In 1997, the soundtrack albums for the original Star Wars trilogy were re-released on CD, to coincide with the “Special Editions” of the films being released to theaters. The end of Disc 1 of the original film’s soundtrack has several different takes of the “Star Wars Main Title,” hidden on the last track of the disc, after several minutes of silence when the credited track (an alternate version of “Binary Sunset”) ends.
Hopefully it’s not a hijack to point out there’s a vinyl analog (heh), the double-grooved album. I had one of those, Monty Python’s “Matching Tie and Handkerchief,”
Yeah, on vinyl it might not actually play the hidden track unless you look for it. It can be in a separate grove, or recoreded so far into the record that many players would have autostopped.
I guess the equivalent of that on CD would be to make a hybrid CD with the data in a separate session. Though non-compliant CD players might still try to play the data as audio.
They Might Be Giants’ 1992 album “Apollo 18” had 80-odd song fragments, a couple of seconds long, on individual tracks at the end of the disc. If you set your player to random, you had zillions of possibilities for the order in which you listened to it. No idea why anyone would want that, but then again I’ve never played a CD on random in my life.
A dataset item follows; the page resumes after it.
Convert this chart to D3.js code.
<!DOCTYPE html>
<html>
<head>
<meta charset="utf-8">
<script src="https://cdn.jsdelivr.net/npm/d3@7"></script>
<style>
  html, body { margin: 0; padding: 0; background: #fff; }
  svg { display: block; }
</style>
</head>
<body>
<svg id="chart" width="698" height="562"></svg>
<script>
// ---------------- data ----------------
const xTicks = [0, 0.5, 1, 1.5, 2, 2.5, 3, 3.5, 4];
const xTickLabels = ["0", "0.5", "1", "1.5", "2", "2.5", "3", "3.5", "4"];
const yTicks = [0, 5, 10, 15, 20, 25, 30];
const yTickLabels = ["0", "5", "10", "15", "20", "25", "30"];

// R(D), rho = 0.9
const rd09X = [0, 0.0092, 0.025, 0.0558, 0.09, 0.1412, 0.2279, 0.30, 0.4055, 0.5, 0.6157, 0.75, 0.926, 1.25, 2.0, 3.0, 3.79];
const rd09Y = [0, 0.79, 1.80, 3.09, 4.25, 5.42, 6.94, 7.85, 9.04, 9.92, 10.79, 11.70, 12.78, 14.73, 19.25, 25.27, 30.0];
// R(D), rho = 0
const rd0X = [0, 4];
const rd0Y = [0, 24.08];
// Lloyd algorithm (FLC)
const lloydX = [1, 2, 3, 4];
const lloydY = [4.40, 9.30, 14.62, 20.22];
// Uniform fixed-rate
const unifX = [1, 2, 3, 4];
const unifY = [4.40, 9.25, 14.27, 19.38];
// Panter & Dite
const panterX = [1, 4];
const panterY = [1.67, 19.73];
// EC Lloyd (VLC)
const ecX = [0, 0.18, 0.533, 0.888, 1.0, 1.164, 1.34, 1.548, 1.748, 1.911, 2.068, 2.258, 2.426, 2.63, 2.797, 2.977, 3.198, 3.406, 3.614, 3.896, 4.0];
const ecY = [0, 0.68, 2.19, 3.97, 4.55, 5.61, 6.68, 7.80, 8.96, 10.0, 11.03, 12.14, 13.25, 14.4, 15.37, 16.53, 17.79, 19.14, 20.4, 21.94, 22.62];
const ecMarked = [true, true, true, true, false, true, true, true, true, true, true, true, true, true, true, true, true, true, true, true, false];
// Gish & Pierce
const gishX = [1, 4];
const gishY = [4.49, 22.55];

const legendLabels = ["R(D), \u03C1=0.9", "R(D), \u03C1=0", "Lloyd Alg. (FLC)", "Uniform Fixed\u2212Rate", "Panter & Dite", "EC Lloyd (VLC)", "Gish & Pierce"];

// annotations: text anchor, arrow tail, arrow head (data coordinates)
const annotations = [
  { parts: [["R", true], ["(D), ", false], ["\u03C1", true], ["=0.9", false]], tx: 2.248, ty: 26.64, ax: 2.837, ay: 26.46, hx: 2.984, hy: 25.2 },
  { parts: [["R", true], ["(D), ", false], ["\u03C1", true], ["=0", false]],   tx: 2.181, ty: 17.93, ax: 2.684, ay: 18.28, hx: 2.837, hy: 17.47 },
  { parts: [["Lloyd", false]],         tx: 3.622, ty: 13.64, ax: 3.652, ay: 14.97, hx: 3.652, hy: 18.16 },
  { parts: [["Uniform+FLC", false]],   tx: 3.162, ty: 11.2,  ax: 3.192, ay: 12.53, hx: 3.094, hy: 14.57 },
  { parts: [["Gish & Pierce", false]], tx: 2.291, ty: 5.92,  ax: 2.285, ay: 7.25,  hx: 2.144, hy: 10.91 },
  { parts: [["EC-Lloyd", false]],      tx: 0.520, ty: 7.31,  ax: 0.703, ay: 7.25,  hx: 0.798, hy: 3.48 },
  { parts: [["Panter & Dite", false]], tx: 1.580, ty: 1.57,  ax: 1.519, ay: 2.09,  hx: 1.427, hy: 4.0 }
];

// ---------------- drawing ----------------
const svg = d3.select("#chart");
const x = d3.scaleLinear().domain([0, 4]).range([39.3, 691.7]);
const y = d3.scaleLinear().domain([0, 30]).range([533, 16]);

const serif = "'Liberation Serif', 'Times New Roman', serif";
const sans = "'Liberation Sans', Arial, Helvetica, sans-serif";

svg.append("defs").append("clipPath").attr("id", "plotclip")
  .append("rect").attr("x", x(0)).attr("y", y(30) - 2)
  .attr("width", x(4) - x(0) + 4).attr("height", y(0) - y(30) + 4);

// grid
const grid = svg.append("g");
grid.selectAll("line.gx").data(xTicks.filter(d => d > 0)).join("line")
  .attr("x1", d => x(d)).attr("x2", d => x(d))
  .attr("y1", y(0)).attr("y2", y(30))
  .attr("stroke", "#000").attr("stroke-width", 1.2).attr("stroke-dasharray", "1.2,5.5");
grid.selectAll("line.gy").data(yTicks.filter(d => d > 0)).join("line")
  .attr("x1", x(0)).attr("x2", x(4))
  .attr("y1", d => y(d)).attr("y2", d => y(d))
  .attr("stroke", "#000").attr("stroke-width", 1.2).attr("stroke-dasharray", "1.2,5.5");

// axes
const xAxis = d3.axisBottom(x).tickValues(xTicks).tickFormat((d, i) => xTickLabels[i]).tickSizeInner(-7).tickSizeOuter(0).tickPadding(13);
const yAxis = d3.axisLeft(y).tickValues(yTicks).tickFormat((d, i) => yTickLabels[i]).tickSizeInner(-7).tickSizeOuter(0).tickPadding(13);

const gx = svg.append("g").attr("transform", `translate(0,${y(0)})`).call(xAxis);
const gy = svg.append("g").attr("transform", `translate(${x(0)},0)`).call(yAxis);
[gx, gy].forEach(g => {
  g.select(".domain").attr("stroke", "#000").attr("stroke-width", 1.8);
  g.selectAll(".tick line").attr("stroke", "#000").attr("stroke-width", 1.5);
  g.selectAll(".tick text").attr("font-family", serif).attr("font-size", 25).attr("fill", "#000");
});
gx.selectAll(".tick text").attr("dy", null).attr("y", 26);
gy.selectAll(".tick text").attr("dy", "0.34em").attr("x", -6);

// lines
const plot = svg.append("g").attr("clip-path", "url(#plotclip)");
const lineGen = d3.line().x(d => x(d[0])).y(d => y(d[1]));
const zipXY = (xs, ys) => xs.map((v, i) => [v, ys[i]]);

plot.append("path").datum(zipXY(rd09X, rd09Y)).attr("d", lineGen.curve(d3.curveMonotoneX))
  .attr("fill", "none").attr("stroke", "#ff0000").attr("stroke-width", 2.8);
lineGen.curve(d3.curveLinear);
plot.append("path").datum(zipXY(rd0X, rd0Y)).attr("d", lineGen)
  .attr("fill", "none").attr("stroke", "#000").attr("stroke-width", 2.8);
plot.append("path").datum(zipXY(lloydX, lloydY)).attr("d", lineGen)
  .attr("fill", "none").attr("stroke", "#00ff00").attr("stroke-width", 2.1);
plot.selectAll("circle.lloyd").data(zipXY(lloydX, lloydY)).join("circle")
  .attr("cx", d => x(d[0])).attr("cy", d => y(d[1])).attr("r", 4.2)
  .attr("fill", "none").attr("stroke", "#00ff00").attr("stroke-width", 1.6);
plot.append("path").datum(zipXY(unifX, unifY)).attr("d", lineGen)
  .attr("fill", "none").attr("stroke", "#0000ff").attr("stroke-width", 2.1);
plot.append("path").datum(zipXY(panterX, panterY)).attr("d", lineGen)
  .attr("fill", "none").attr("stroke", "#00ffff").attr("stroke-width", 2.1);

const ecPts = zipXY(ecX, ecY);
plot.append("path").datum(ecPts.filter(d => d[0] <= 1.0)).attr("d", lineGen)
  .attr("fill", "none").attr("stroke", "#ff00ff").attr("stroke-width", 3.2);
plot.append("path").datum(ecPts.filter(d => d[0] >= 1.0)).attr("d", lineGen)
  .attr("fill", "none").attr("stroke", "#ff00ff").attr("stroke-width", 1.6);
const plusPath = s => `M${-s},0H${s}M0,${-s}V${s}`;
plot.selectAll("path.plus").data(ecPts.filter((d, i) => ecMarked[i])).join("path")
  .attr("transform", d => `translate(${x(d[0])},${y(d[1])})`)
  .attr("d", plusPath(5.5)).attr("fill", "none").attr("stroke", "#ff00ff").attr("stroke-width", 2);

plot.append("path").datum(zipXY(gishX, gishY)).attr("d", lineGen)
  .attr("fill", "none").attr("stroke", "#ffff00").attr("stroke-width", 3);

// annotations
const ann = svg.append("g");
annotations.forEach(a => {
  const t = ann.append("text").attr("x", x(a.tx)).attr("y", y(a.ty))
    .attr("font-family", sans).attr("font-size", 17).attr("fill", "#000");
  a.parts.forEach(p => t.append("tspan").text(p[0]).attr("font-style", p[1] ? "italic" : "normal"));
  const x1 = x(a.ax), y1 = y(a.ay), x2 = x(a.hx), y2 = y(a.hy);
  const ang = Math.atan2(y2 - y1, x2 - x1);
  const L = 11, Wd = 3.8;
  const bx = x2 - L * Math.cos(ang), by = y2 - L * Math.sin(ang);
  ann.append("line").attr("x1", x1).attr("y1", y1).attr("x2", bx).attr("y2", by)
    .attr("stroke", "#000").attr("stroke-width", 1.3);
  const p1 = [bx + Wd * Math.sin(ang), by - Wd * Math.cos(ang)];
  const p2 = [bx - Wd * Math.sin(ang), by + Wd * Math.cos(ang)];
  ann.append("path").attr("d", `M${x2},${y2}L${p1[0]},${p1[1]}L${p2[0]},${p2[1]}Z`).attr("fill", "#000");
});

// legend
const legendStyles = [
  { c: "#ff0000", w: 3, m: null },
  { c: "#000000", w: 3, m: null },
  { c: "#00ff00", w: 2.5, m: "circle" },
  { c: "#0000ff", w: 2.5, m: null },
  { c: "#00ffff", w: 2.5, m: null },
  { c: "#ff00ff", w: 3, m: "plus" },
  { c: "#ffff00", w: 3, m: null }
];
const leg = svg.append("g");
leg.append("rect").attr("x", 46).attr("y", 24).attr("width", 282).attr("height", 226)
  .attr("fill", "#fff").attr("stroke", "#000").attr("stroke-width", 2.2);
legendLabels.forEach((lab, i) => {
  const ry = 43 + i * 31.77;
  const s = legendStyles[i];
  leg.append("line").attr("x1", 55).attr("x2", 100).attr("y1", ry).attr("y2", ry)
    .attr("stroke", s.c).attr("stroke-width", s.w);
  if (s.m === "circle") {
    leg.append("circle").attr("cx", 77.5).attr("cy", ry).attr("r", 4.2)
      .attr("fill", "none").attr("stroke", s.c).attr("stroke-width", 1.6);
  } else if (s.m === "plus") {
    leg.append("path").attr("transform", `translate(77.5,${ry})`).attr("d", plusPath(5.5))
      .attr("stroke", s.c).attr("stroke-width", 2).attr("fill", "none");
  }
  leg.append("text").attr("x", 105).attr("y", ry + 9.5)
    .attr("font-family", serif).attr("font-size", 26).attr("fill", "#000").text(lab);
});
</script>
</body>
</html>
Adding tracks in between the actual album end and the bonus tracks wasn’t unheard of: Nine Inch Nails’ “Broken” EP was originally released as a six-track CD with a CD-3 included in the packaging containing two cover songs (one by Adam Ant and one by Pigface). I saw that version of the EP once, as a friend of mine bought it the day of release. In subsequent editions, those two tracks were added to the disc itself, with tracks 7-97, one second long apiece, between the EP and the bonus tracks.
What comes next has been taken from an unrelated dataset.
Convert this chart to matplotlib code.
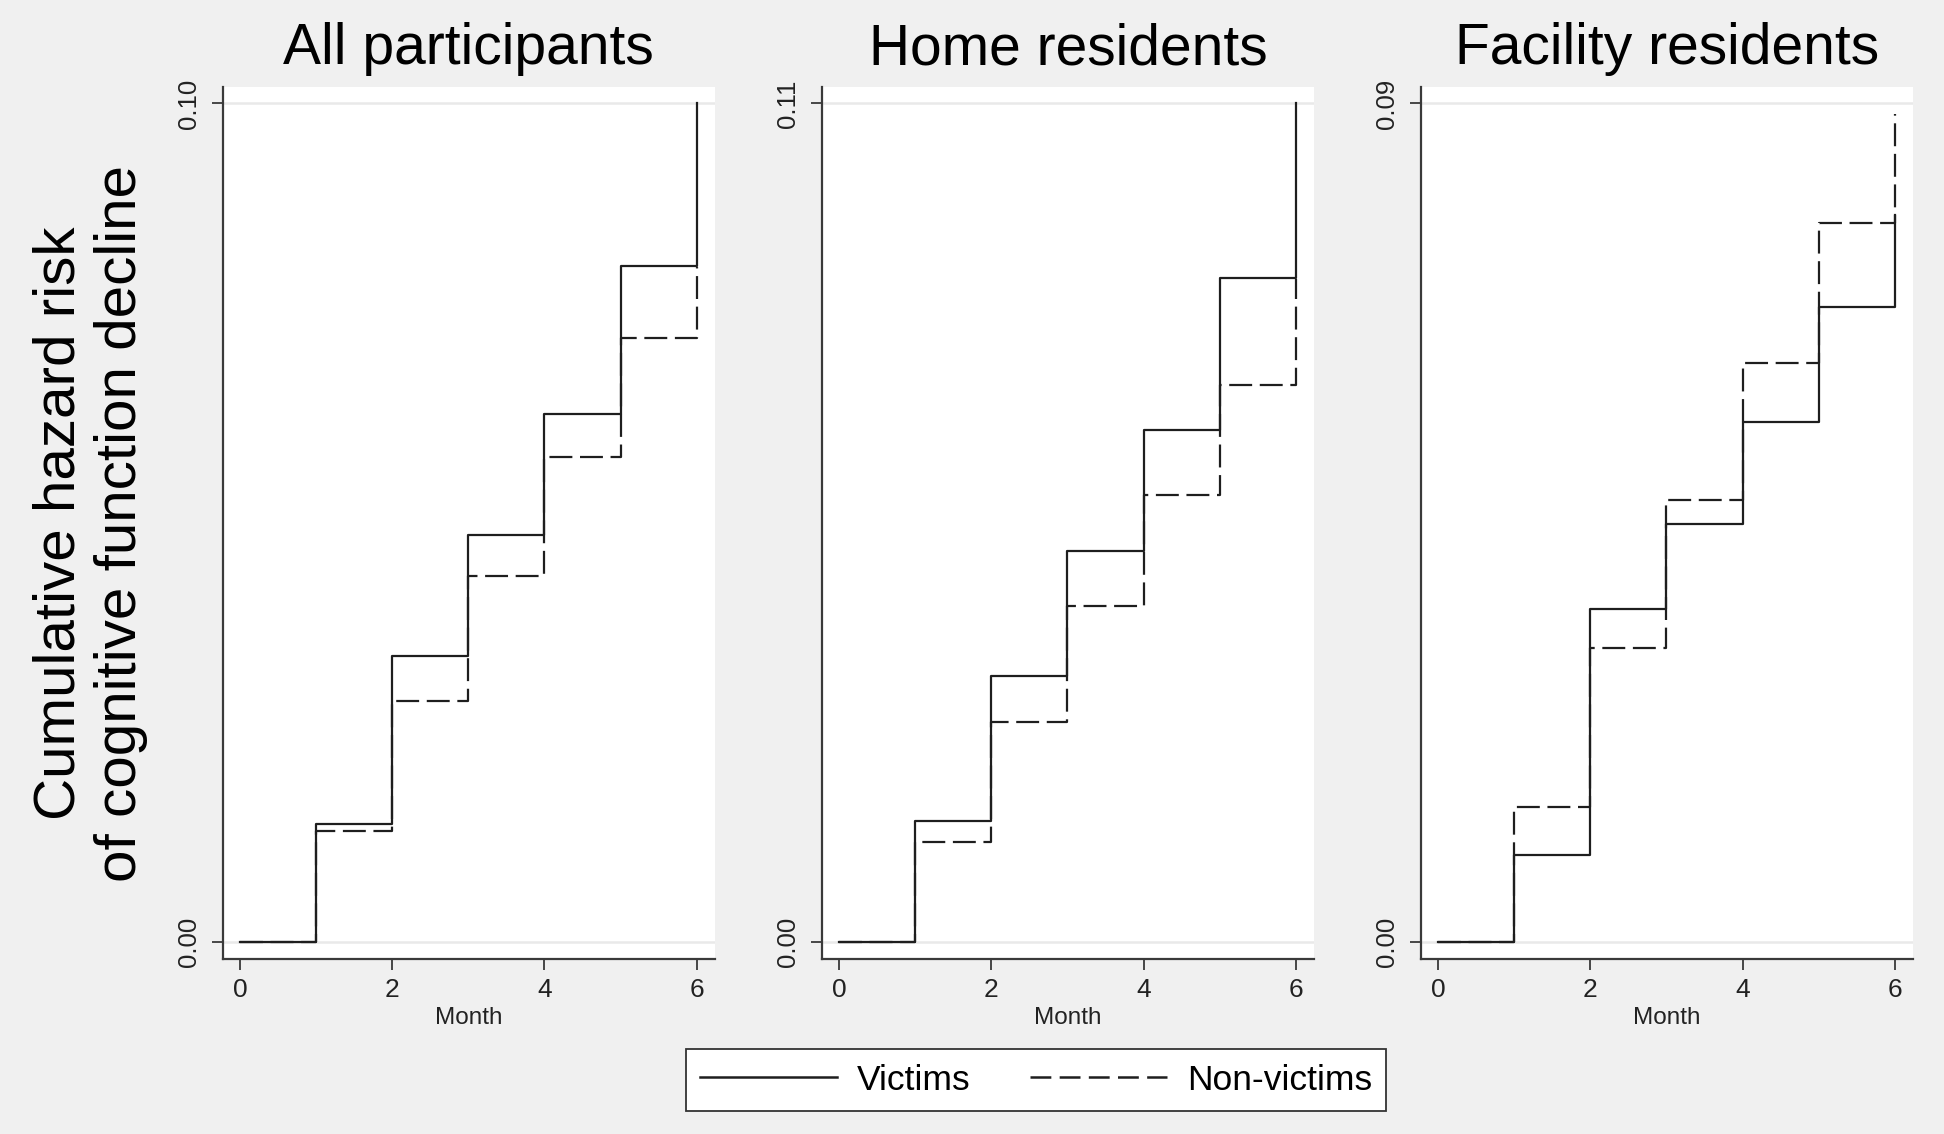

I’d personally prefer that to the “one long track containing two songs at either end” method of record pressing. MIchael Been’s “On The Verge of a Nervous Breakthrough” ends with his gorgeous track “To Feel This Way” then is silent for a while, then there’s another version of the song with a totally different arrangement (oddly, neither one is the version from the film Light Sleeper, which Been scored and where the song first appeared). Which made it a pain in the ass to burn onto a mix CD because you couldn’t just include the music from one version.
Yes, there were a number of different ways of putting hidden songs on a CD. I always had mixed feelings about that kind of thing: I thought they were kind of cool but also kind of annoying.
The practice long preceded my ability to rip CDs, but once I did have that ability, I certainly preferred the methods that allowed me to rip all of the actual songs without added silence.